All entries below need to be written out exactly, but without their pictures.
START EXTRACTED ENTRIES
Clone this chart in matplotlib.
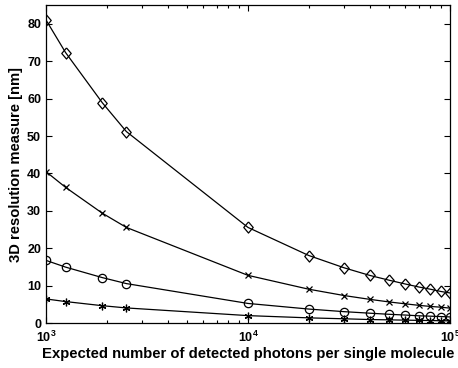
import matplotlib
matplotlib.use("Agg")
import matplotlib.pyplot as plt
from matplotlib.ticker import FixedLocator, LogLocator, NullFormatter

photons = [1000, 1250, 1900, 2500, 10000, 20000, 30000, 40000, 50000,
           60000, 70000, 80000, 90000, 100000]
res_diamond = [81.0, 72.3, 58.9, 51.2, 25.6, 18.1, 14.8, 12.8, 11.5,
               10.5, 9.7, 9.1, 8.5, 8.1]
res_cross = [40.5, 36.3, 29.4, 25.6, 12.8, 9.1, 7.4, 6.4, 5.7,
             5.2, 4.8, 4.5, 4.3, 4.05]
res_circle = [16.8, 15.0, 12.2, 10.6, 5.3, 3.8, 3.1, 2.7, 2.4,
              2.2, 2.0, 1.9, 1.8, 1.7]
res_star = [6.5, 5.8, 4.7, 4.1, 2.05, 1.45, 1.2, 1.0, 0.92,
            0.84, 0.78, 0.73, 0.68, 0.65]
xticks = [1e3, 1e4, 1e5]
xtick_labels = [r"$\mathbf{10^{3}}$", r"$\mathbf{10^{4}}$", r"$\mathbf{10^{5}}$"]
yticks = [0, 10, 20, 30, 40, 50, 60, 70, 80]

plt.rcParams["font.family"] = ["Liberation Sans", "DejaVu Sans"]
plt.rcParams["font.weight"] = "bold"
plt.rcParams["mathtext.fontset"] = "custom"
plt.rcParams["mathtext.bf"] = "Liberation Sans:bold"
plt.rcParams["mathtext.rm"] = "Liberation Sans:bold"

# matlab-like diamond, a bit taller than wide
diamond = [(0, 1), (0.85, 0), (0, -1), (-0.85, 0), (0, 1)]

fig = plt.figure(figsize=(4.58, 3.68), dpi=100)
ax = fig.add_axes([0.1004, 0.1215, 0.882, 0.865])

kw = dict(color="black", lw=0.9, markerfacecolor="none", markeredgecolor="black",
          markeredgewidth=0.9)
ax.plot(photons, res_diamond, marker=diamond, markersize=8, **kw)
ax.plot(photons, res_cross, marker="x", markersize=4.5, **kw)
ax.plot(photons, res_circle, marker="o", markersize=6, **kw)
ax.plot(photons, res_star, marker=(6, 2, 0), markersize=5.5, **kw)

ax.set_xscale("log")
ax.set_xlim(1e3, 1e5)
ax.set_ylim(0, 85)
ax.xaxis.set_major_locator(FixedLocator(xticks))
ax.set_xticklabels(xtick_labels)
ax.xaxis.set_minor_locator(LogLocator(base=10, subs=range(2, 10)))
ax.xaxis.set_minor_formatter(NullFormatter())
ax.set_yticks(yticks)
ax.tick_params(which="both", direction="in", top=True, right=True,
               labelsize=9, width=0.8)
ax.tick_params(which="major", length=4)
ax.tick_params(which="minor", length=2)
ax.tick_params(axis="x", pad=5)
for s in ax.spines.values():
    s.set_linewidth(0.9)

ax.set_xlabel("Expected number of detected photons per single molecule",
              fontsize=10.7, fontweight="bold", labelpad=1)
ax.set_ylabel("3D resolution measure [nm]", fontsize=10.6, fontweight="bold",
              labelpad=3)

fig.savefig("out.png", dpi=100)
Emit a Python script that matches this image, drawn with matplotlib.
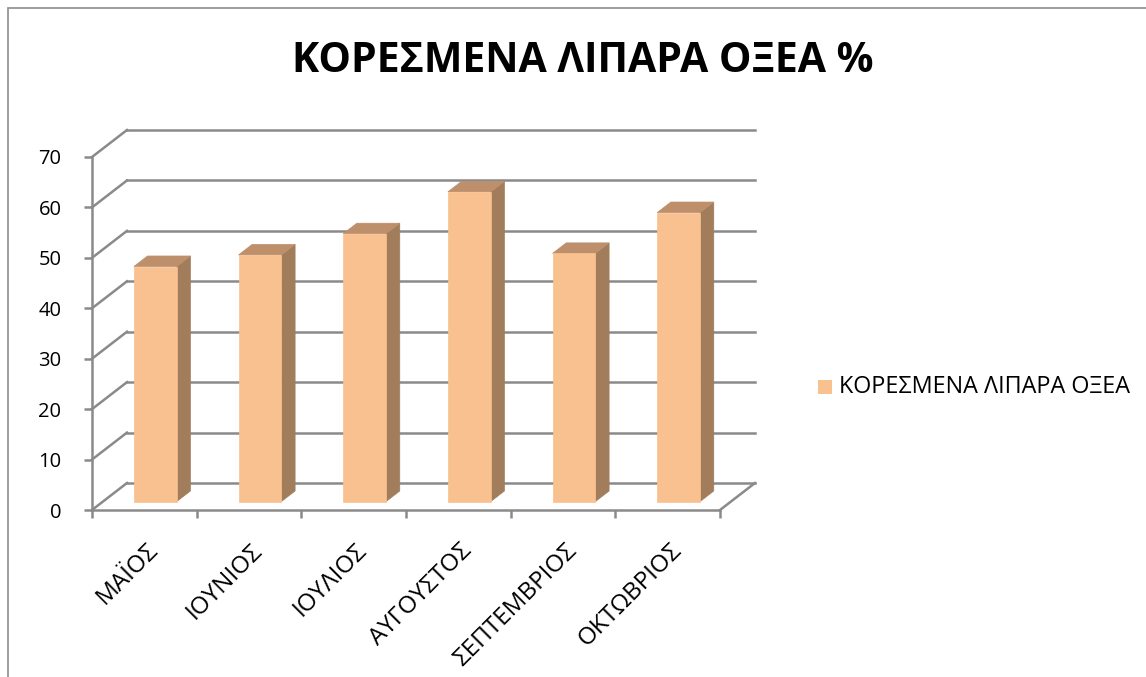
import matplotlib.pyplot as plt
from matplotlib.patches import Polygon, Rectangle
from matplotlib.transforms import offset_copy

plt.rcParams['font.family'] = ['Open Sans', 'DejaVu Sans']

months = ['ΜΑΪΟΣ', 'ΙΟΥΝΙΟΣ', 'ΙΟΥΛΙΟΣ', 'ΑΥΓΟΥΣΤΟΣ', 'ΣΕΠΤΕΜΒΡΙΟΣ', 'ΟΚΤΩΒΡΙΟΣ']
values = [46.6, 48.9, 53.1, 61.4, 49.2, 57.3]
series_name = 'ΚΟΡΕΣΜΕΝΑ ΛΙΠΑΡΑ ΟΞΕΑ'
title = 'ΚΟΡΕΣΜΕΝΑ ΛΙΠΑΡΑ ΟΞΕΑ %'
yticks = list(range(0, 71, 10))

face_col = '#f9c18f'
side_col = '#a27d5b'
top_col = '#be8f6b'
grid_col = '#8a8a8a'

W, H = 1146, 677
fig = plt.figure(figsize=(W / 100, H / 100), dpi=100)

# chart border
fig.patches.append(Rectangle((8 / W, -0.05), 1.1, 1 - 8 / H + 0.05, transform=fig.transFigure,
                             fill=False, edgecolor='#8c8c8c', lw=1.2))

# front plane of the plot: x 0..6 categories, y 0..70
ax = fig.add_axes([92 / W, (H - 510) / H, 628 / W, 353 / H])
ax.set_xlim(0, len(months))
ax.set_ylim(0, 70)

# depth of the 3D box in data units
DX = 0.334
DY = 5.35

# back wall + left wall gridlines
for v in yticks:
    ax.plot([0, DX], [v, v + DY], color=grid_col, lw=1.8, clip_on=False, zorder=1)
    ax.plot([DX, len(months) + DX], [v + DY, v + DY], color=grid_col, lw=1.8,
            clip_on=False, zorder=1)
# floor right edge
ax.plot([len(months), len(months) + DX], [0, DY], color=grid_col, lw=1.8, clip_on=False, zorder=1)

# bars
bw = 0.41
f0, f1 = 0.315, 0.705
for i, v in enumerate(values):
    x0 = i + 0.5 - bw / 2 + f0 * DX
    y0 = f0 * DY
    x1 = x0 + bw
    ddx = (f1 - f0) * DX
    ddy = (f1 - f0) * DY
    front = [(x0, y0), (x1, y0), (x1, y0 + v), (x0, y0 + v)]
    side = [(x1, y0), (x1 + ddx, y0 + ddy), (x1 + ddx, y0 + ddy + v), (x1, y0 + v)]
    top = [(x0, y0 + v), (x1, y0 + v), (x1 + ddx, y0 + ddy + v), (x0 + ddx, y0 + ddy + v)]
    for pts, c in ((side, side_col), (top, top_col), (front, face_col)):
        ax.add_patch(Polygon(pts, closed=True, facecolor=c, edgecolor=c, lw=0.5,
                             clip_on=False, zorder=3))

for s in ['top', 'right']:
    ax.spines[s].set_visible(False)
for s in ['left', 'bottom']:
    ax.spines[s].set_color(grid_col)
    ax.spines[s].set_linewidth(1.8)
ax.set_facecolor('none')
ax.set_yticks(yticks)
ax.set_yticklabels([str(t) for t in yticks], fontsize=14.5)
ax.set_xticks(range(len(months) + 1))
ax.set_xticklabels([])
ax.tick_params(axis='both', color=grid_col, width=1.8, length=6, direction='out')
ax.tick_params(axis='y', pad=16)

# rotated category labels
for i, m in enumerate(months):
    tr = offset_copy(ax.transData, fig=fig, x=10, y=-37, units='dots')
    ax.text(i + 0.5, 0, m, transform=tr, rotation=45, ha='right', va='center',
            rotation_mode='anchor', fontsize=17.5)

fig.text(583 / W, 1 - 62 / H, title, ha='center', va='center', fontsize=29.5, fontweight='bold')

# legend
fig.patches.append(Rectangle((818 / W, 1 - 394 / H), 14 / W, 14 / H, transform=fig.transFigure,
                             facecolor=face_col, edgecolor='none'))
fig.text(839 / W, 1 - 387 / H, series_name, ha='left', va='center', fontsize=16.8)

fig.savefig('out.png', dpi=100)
END EXTRACTED ENTRIES
**EXERCISE OUTPUT**
Clone this chart in matplotlib.
import matplotlib
matplotlib.use("Agg")
import matplotlib.pyplot as plt
from matplotlib.ticker import FixedLocator, LogLocator, NullFormatter

photons = [1000, 1250, 1900, 2500, 10000, 20000, 30000, 40000, 50000,
           60000, 70000, 80000, 90000, 100000]
res_diamond = [81.0, 72.3, 58.9, 51.2, 25.6, 18.1, 14.8, 12.8, 11.5,
               10.5, 9.7, 9.1, 8.5, 8.1]
res_cross = [40.5, 36.3, 29.4, 25.6, 12.8, 9.1, 7.4, 6.4, 5.7,
             5.2, 4.8, 4.5, 4.3, 4.05]
res_circle = [16.8, 15.0, 12.2, 10.6, 5.3, 3.8, 3.1, 2.7, 2.4,
              2.2, 2.0, 1.9, 1.8, 1.7]
res_star = [6.5, 5.8, 4.7, 4.1, 2.05, 1.45, 1.2, 1.0, 0.92,
            0.84, 0.78, 0.73, 0.68, 0.65]
xticks = [1e3, 1e4, 1e5]
xtick_labels = [r"$\mathbf{10^{3}}$", r"$\mathbf{10^{4}}$", r"$\mathbf{10^{5}}$"]
yticks = [0, 10, 20, 30, 40, 50, 60, 70, 80]

plt.rcParams["font.family"] = ["Liberation Sans", "DejaVu Sans"]
plt.rcParams["font.weight"] = "bold"
plt.rcParams["mathtext.fontset"] = "custom"
plt.rcParams["mathtext.bf"] = "Liberation Sans:bold"
plt.rcParams["mathtext.rm"] = "Liberation Sans:bold"

# matlab-like diamond, a bit taller than wide
diamond = [(0, 1), (0.85, 0), (0, -1), (-0.85, 0), (0, 1)]

fig = plt.figure(figsize=(4.58, 3.68), dpi=100)
ax = fig.add_axes([0.1004, 0.1215, 0.882, 0.865])

kw = dict(color="black", lw=0.9, markerfacecolor="none", markeredgecolor="black",
          markeredgewidth=0.9)
ax.plot(photons, res_diamond, marker=diamond, markersize=8, **kw)
ax.plot(photons, res_cross, marker="x", markersize=4.5, **kw)
ax.plot(photons, res_circle, marker="o", markersize=6, **kw)
ax.plot(photons, res_star, marker=(6, 2, 0), markersize=5.5, **kw)

ax.set_xscale("log")
ax.set_xlim(1e3, 1e5)
ax.set_ylim(0, 85)
ax.xaxis.set_major_locator(FixedLocator(xticks))
ax.set_xticklabels(xtick_labels)
ax.xaxis.set_minor_locator(LogLocator(base=10, subs=range(2, 10)))
ax.xaxis.set_minor_formatter(NullFormatter())
ax.set_yticks(yticks)
ax.tick_params(which="both", direction="in", top=True, right=True,
               labelsize=9, width=0.8)
ax.tick_params(which="major", length=4)
ax.tick_params(which="minor", length=2)
ax.tick_params(axis="x", pad=5)
for s in ax.spines.values():
    s.set_linewidth(0.9)

ax.set_xlabel("Expected number of detected photons per single molecule",
              fontsize=10.7, fontweight="bold", labelpad=1)
ax.set_ylabel("3D resolution measure [nm]", fontsize=10.6, fontweight="bold",
              labelpad=3)

fig.savefig("out.png", dpi=100)
Emit a Python script that matches this image, drawn with matplotlib.
import matplotlib.pyplot as plt
from matplotlib.patches import Polygon, Rectangle
from matplotlib.transforms import offset_copy

plt.rcParams['font.family'] = ['Open Sans', 'DejaVu Sans']

months = ['ΜΑΪΟΣ', 'ΙΟΥΝΙΟΣ', 'ΙΟΥΛΙΟΣ', 'ΑΥΓΟΥΣΤΟΣ', 'ΣΕΠΤΕΜΒΡΙΟΣ', 'ΟΚΤΩΒΡΙΟΣ']
values = [46.6, 48.9, 53.1, 61.4, 49.2, 57.3]
series_name = 'ΚΟΡΕΣΜΕΝΑ ΛΙΠΑΡΑ ΟΞΕΑ'
title = 'ΚΟΡΕΣΜΕΝΑ ΛΙΠΑΡΑ ΟΞΕΑ %'
yticks = list(range(0, 71, 10))

face_col = '#f9c18f'
side_col = '#a27d5b'
top_col = '#be8f6b'
grid_col = '#8a8a8a'

W, H = 1146, 677
fig = plt.figure(figsize=(W / 100, H / 100), dpi=100)

# chart border
fig.patches.append(Rectangle((8 / W, -0.05), 1.1, 1 - 8 / H + 0.05, transform=fig.transFigure,
                             fill=False, edgecolor='#8c8c8c', lw=1.2))

# front plane of the plot: x 0..6 categories, y 0..70
ax = fig.add_axes([92 / W, (H - 510) / H, 628 / W, 353 / H])
ax.set_xlim(0, len(months))
ax.set_ylim(0, 70)

# depth of the 3D box in data units
DX = 0.334
DY = 5.35

# back wall + left wall gridlines
for v in yticks:
    ax.plot([0, DX], [v, v + DY], color=grid_col, lw=1.8, clip_on=False, zorder=1)
    ax.plot([DX, len(months) + DX], [v + DY, v + DY], color=grid_col, lw=1.8,
            clip_on=False, zorder=1)
# floor right edge
ax.plot([len(months), len(months) + DX], [0, DY], color=grid_col, lw=1.8, clip_on=False, zorder=1)

# bars
bw = 0.41
f0, f1 = 0.315, 0.705
for i, v in enumerate(values):
    x0 = i + 0.5 - bw / 2 + f0 * DX
    y0 = f0 * DY
    x1 = x0 + bw
    ddx = (f1 - f0) * DX
    ddy = (f1 - f0) * DY
    front = [(x0, y0), (x1, y0), (x1, y0 + v), (x0, y0 + v)]
    side = [(x1, y0), (x1 + ddx, y0 + ddy), (x1 + ddx, y0 + ddy + v), (x1, y0 + v)]
    top = [(x0, y0 + v), (x1, y0 + v), (x1 + ddx, y0 + ddy + v), (x0 + ddx, y0 + ddy + v)]
    for pts, c in ((side, side_col), (top, top_col), (front, face_col)):
        ax.add_patch(Polygon(pts, closed=True, facecolor=c, edgecolor=c, lw=0.5,
                             clip_on=False, zorder=3))

for s in ['top', 'right']:
    ax.spines[s].set_visible(False)
for s in ['left', 'bottom']:
    ax.spines[s].set_color(grid_col)
    ax.spines[s].set_linewidth(1.8)
ax.set_facecolor('none')
ax.set_yticks(yticks)
ax.set_yticklabels([str(t) for t in yticks], fontsize=14.5)
ax.set_xticks(range(len(months) + 1))
ax.set_xticklabels([])
ax.tick_params(axis='both', color=grid_col, width=1.8, length=6, direction='out')
ax.tick_params(axis='y', pad=16)

# rotated category labels
for i, m in enumerate(months):
    tr = offset_copy(ax.transData, fig=fig, x=10, y=-37, units='dots')
    ax.text(i + 0.5, 0, m, transform=tr, rotation=45, ha='right', va='center',
            rotation_mode='anchor', fontsize=17.5)

fig.text(583 / W, 1 - 62 / H, title, ha='center', va='center', fontsize=29.5, fontweight='bold')

# legend
fig.patches.append(Rectangle((818 / W, 1 - 394 / H), 14 / W, 14 / H, transform=fig.transFigure,
                             facecolor=face_col, edgecolor='none'))
fig.text(839 / W, 1 - 387 / H, series_name, ha='left', va='center', fontsize=16.8)

fig.savefig('out.png', dpi=100)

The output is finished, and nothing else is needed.